I have the model B which has the power longitudinal and cross feed, but I need to use change gears. It is still a decent machine.

All three of the Southbend lathes (9A, B and C) have back gears and ability to do threading.

Paul


----------



## NEL957 (Sep 12, 2013)

fastback said:


> The 9 inch model A is the top of the 9 inch line. It has power longitudinal and cross feed as well as a quick change gear box. I do not believe that they made a 35 inch lathe it was either 36, 48 or 54. They are the same lathe except for the length of the bed. The spindle hole is 3/4 inch and you can use 3C collets. All that is needed is a spindle protector, adapter and draw bar and your ready for collets.
> 
> I have the model B which has the power longitudinal and cross feed, but I need to use change gears. It is still a decent machine.
> 
> ...




Paul
That is no really true about the sizes, the bigger they got the beefier they become. The larger lathes can compete with the best of them. 
Nelson


----------



## fastback (Sep 14, 2013)

Nelson, I think you misunderstood my post.  I was addressing 9-inch lathes only.  I also have a 10L which I think is leaps and bounds above the 9-inch series lathes.  I only meant to indicate that the 9A was the better model in the 9 inch series it has all the bells and whistles.  It certainly can not compete with the 10L, 13, 14.5 etc. etc., but it is a darn good lathe.

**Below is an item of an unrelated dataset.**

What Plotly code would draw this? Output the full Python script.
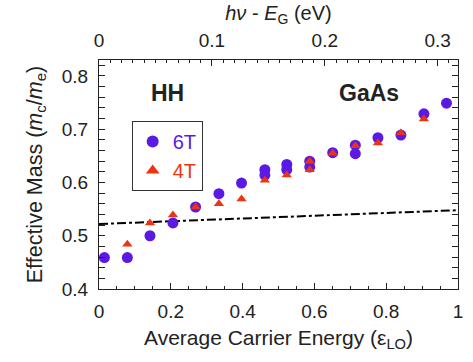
import plotly.graph_objects as go

# 6T data (circles)
x6 = [0.015, 0.079, 0.142, 0.206, 0.269, 0.334, 0.397, 0.462, 0.462, 0.523, 0.523,
      0.587, 0.587, 0.651, 0.714, 0.714, 0.777, 0.841, 0.905, 0.968]
y6 = [0.459, 0.459, 0.500, 0.524, 0.554, 0.579, 0.599, 0.624, 0.614, 0.634, 0.624,
      0.640, 0.629, 0.656, 0.670, 0.654, 0.684, 0.689, 0.729, 0.749]
# 4T data (triangles)
x4 = [0.079, 0.142, 0.206, 0.269, 0.334, 0.397, 0.462, 0.523, 0.587, 0.587,
      0.651, 0.714, 0.777, 0.841, 0.905]
y4 = [0.484, 0.524, 0.539, 0.554, 0.560, 0.569, 0.604, 0.614, 0.640, 0.624,
      0.655, 0.669, 0.674, 0.693, 0.719]
# reference dash-dot line
xline = [0.0, 1.0]
yline = [0.522, 0.548]

purple = "#5b19e6"
red = "#ee3311"
txt = "#222222"
font = "Liberation Sans, Arial, sans-serif"

fig = go.Figure()
fig.add_trace(go.Scatter(x=xline, y=yline, mode="lines",
                         line=dict(color="black", width=2, dash="dashdot"),
                         showlegend=False, hoverinfo="skip"))
fig.add_trace(go.Scatter(x=x6, y=y6, mode="markers",
                         name=f"<span style='color:{purple}'>6T</span>",
                         marker=dict(symbol="circle", size=11, color=purple)))
fig.add_trace(go.Scatter(x=x4, y=y4, mode="markers",
                         name=f"<span style='color:{red}'>4T</span>",
                         marker=dict(symbol="triangle-up", size=9, color=red)))
# dummy trace for the top axis
fig.add_trace(go.Scatter(x=[0], y=[0.5], xaxis="x2", mode="markers",
                         marker=dict(opacity=0), showlegend=False, hoverinfo="skip"))

axis_common = dict(showgrid=False, zeroline=False, showline=True, linecolor="#222",
                   linewidth=1, ticks="inside", tickcolor="#222", ticklen=6,
                   tickfont=dict(size=19, color=txt, family=font))

fig.update_layout(
    width=473, height=362,
    margin=dict(l=99, r=10, t=60, b=73),
    paper_bgcolor="white", plot_bgcolor="white",
    font=dict(family=font, color=txt),
    xaxis=dict(range=[0, 1], dtick=0.2, tickformat="~g",
               minor=dict(dtick=0.05, ticks="inside", ticklen=3, tickcolor="#222"),
               mirror=True, ticklabelstandoff=5,
               title=dict(text="Average Carrier Energy (ε<sub>LO</sub>)",
                          font=dict(size=21, color=txt), standoff=9),
               **axis_common),
    xaxis2=dict(range=[0, 0.318], dtick=0.1, overlaying="x", side="top",
                tickformat="~g", ticklabelstandoff=4,
                minor=dict(dtick=0.01, ticks="inside", ticklen=3, tickcolor="#222"),
                title=dict(text="<i>hν</i> - <i>E</i><sub>G</sub> (eV)",
                           font=dict(size=20, color=txt), standoff=4),
                **axis_common),
    yaxis=dict(range=[0.4, 0.83], dtick=0.1, tickformat=".1f",
               minor=dict(dtick=0.02, ticks="inside", ticklen=3, tickcolor="#222"),
               mirror="allticks", ticklabelstandoff=6,
               title=dict(text="Effective Mass (<i>m</i><sub>c</sub>/<i>m</i><sub>e</sub>)",
                          font=dict(size=21.5, color=txt), standoff=13),
               **axis_common),
    legend=dict(x=0.091, y=0.734, xanchor="left", yanchor="top",
                bordercolor="#333", borderwidth=1, bgcolor="white",
                font=dict(size=20, family=font), itemsizing="constant",
                tracegroupgap=4),
    showlegend=True,
)

fig.add_annotation(x=0.192, y=0.768, text="<b>HH</b>", showarrow=False,
                   font=dict(size=23, color=txt, family=font))
fig.add_annotation(x=0.753, y=0.768, text="<b>GaAs</b>", showarrow=False,
                   font=dict(size=23, color=txt, family=font))

fig.write_html("out.html")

Hope this clears up my post.

Paul


----------



## NEL957 (Sep 15, 2013)

Paul
I read something into your post. And that is where the misunderstanding came in. The 9 and 10K are not as sound as the other larger lathes, but they are one of the best machines out there. With in the size that they are they can do very precision work. 
Nelson


----------



## fastback (Sep 15, 2013)

I do agree..


----------